Tertiary

Introduction

The Tertiary Period began 65 million years ago with fire, and ended a little over 2.5 million years ago in ice. It opened with a meteorite, around 10km across, slamming into the Earth with unimaginable force at the Chicxulub impact site close to Mexico. This catastrophic event marks the close of the preceding Cretaceous Period and dealt the final blow to an already-declining population of dinosaurs, along with other Mesozoic creatures such as ammonites and belemnites. After a period in excess of 62 million years, the Tertiary came to a close when a large part of both planetary hemispheres were overwhelmed by advancing glaciers marking the onset of the succeeding Quaternary Period.

Chixulub Crater

This shaded relief image of Mexico's Yucatan Peninsula show a subtle, but unmistakable, indication of the Chicxulub impact crater. Most scientists now agree that this impact was the cause of the Cretatious-Tertiary Extinction, the event 65 million years ago that marked the sudden extinction of the dinosaurs as well as the majority of life then on Earth.

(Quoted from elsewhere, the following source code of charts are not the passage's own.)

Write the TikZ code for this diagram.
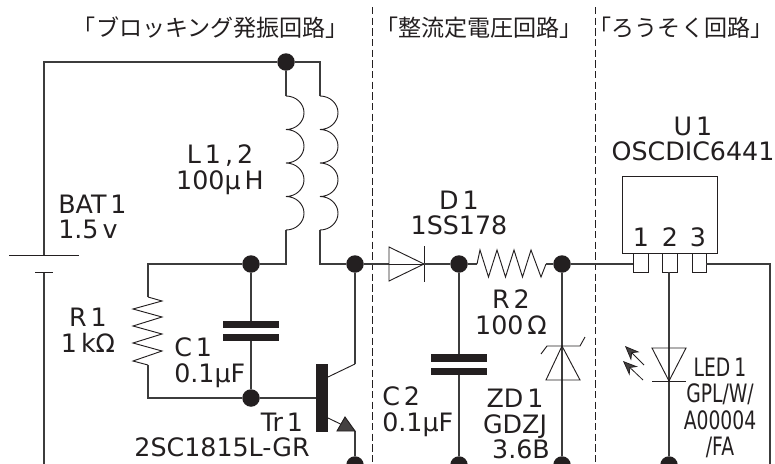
\documentclass[tikz,border=0pt]{standalone}
\usepackage{fontspec}
\setmainfont{DejaVu Sans}
\newfontfamily\jpfont{Noto Sans CJK JP}
\newfontfamily\condfont[FakeStretch=0.74]{DejaVu Sans}
\usetikzlibrary{arrows.meta}
\definecolor{wire}{RGB}{60,60,60}
\definecolor{ink}{RGB}{35,31,32}
\newcommand{\gap}{\hspace{3pt}}
\tikzset{
  wireline/.style={draw=wire,line width=0.9pt},
  partline/.style={draw=ink,line width=0.7pt},
  platebar/.style={fill=ink,draw=none},
  dot/.style={circle,fill=ink,inner sep=0pt,minimum size=17.5pt*0.75},
  lbl/.style={text=ink,font=\fontsize{19}{19.3}\selectfont,align=center,inner sep=0pt},
  lblw/.style={lbl,align=left,anchor=west},
  head/.style={text=ink,font=\jpfont\fontsize{17.3}{20}\selectfont,inner sep=0pt},
  zone/.style={draw=ink,line width=0.55pt,dash pattern=on 5.5pt off 2.5pt},
  lighttip/.style={draw=ink,line width=0.6pt,-{Stealth[length=11pt,width=9pt,fill=ink!85]}}
}
\begin{document}
\begin{tikzpicture}[x=0.75pt,y=-0.75pt]
\useasboundingbox (0,0) rectangle (775,464);
% junctions
\node [dot] (top) at (286,62) {};
\node [dot] (base1) at (251,264) {};
\node [dot] (coll) at (355,264) {};
\node [dot] (base2) at (251,398) {};
\node [dot] (emit) at (355,465) {};
\node [dot] (da) at (459,264) {};
\node [dot] (db) at (562,264) {};
\node [dot] (dc) at (459,465) {};
\node [dot] (dd) at (562,465) {};
\node [dot] (de) at (669,465) {};
% free ends
\coordinate (batp) at (44,255);
\coordinate (batn) at (44,272);
\coordinate (batb) at (44,464);
\coordinate (tl) at (44,62);
\coordinate (tr) at (320,62);
\coordinate (la) at (286,96);
\coordinate (lb) at (286,230);
\coordinate (lc) at (320,96);
\coordinate (ld) at (320,230);
\coordinate (ra) at (148,297);
\coordinate (rb) at (148,365);
\coordinate (rc) at (477,264);
\coordinate (rd) at (546,264);
\coordinate (trb) at (316,398);
\coordinate (trc) at (328,377);
\coordinate (tre) at (328,418);
\coordinate (ca) at (355,364);
\coordinate (ce) at (355,431);
\coordinate (dia) at (389,264);
\coordinate (dik) at (424,264);
\coordinate (pb) at (669,272);
\coordinate (pc) at (706,264);
\coordinate (ledk) at (669,381);
% zones
\draw [zone] (372,7) -- (372,464);
\draw [zone] (595,7) -- (595,464);
% battery
\draw [wireline] (batb) -- (batn);
\draw [wireline] (batp) -- (tl) -- (top) -- (tr) -- (lc);
\draw [partline] (9,255) -- (79,255);
\draw [partline] (35,272) -- (53,272);
% coils
\draw [wireline] (top) -- (la);
\draw [wireline] (lb) -- (286,264) -- (base1) -- (148,264) -- (ra);
\draw [wireline] (ld) -- (320,264) -- (coll) -- (dia);
\draw [partline] (la) foreach \i in {0,1,2,3} {
  arc [start angle=90,end angle=-90,x radius=18,y radius=-16.75] };
\draw [partline] (lc) foreach \i in {0,1,2,3} {
  arc [start angle=90,end angle=-90,x radius=18,y radius=-16.75] };
% R1
\draw [partline] (ra) -- (162,301) -- (133,309) -- (162,317) -- (133,326) -- (162,334) -- (133,343) -- (162,351) -- (133,361) -- (rb);
\draw [wireline] (rb) -- (148,398) -- (base2) -- (trb);
% C1
\draw [wireline] (base1) -- (251,321);
\draw [wireline] (251,341) -- (base2);
\fill [platebar] (223,321) rectangle (279,328);
\fill [platebar] (223,334) rectangle (279,341);
% Tr1
\fill [platebar] (316,364) rectangle (328,432);
\draw [partline] (trc) -- (ca);
\draw [wireline] (ca) -- (coll);
\draw [partline] (tre) -- (ce);
\draw [wireline] (ce) -- (emit);
\draw [partline,fill=ink!85] (345,417) -- (355,431) -- (337,431) -- cycle;
% D1
\draw [partline] (dia) -- (dik);
\draw [partline] (389,247) -- (dik) -- (389,281) -- cycle;
\draw [partline] (424,246) -- (424,282);
\draw [wireline] (dik) -- (da);
% R2
\draw [wireline] (da) -- (rc);
\draw [partline] (rc) -- (480,250) -- (488.5,277) -- (497,250) -- (505.5,277) -- (514,250) -- (522.5,277) -- (531,250) -- (541,277) -- (rd);
\draw [wireline] (rd) -- (db) -- (633,264);
% C2
\draw [wireline] (da) -- (459,354);
\draw [wireline] (459,375) -- (dc);
\fill [platebar] (431,354) rectangle (487,362);
\fill [platebar] (431,368) rectangle (487,375);
% ZD1
\draw [wireline] (db) -- (dd);
\draw [partline] (562,346) -- (546,380) -- (580,380) -- cycle;
\draw [partline] (541,354) -- (547,346) -- (580,346) -- (585,337);
% U1
\draw [partline] (622,176) rectangle (717,253);
\draw [partline] (633,253) rectangle (648,272);
\draw [partline] (662,253) rectangle (677,272);
\draw [partline] (692,253) rectangle (706,272);
\draw [wireline] (pc) -- (770,264) -- (770,464);
% LED1
\draw [wireline] (pb) -- (ledk) -- (de);
\draw [partline] (652,348) -- (686,348) -- (ledk) -- cycle;
\draw [partline] (652,381) -- (686,381);
\draw [lighttip] (644,365) -- (625,346);
\draw [lighttip] (643,380) -- (623,361);
% labels
\node [head] (h1) at (211,28) {「ブロッキング発振回路」};
\node [head] (h2) at (479,28) {「整流定電圧回路」};
\node [head] (h3) at (681,28) {「ろうそく回路」};
\node [lblw] (batl) at (58,217) {BAT\gap 1\\1.5\gap v};
\node [lbl] (l12) at (220,170) {L\gap 1\gap ,\gap 2\\100µ\gap H};
\node [lbl] (r1l) at (88,330) {R\gap 1\\1\gap kΩ};
\node [lblw] (c1l) at (174,363) {C\gap 1\\0.1µF};
\node [lbl,align=right,anchor=east] (tr1l) at (310,435) {Tr\gap 1\hspace*{5pt}\\2SC1815L-GR};
\node [lbl] (d1l) at (459,213) {D\gap 1\\1SS178};
\node [lbl] (r2l) at (511,312) {R\gap 2\\100\gap Ω};
\node [lblw] (c2l) at (382,412) {C\gap 2\\0.1µF};
\node [lbl] (zd1l) at (515,424) {ZD\gap 1\\GDZJ\\\hspace*{9pt}3.6B};
\node [lbl] (u1l) at (693,139) {U\gap 1\\OSCDIC6441};
\node [lbl] (p1) at (641,237) {1};
\node [lbl] (p2) at (670,237) {2};
\node [lbl] (p3) at (698,237) {3};
\node [lbl,font=\condfont\fontsize{19}{19.8}\selectfont] (led1l) at (720,408) {LED\gap 1\\GPL/W/\\A00004\\/FA};
\end{tikzpicture}
\end{document}
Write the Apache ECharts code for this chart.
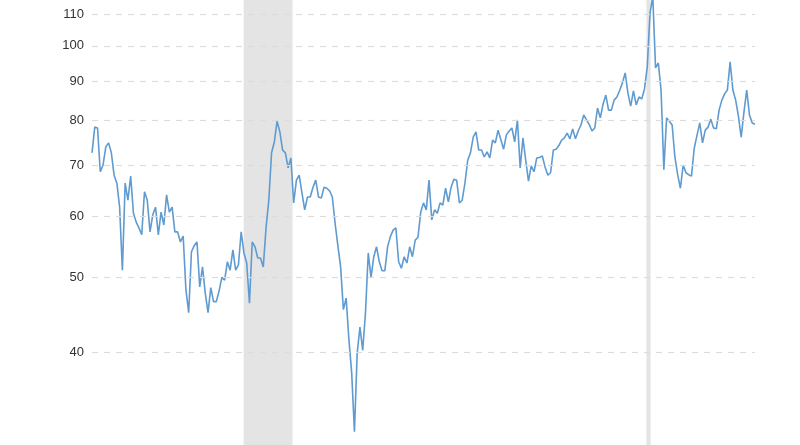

Tertiary Rock in the Tees Valley

No sedimentary rocks of Tertiary age exist within the Tees Valley today, but the district’s single example of a native igneous rock, the Cleveland Dyke, was emplaced during the Tertiary Period some 58 million years ago. Intense volcanic activity along the west coast of Scotland caused the Earth’s crust to become stretched as the Atlantic Ocean grew between the continents of North America and Europe. Molten rock (magma) was injected into fissures deep beneath the surface. On cooling, emplaced magma formed dykes which can today be found at, or close to, the surface. One of these extends all the way from the Isle of Mull, through Teesside, and terminates on the North York Moors. A distance of 260 miles.

The magma formed a durable, blue-grey rock, a type of dolerite known coloquially as whinstone, much used for road metal and cobbles. It was extensively quarried and mined between 1869 and the 1930s at Cliff Rigg, near Great Ayton under leases with Leeds City Council, as well as at Preston-on-Tees, Ingleby Barwick, and numerous sites across the North York Moors.

Whinstone Mine

An idealised cutaway showing the working of whinstone by both quarry and mine.

The Tertiary period also saw evolution of our human ancestors including Homo habilis (Handy Man), the first tool user, a species that wandered the African plains between 1.9 million to 1.6 million years ago. Homo sapiens (Wise or Knowing Man), like you and I, did not appear until a mere 200,000 years ago, and geology as a science is said not have really got going until the late 1700s.

However, could it be that their expertise in the production and use of intricate stone tools qualify our primitive ancestors to be looked upon as the world’s first real geologists?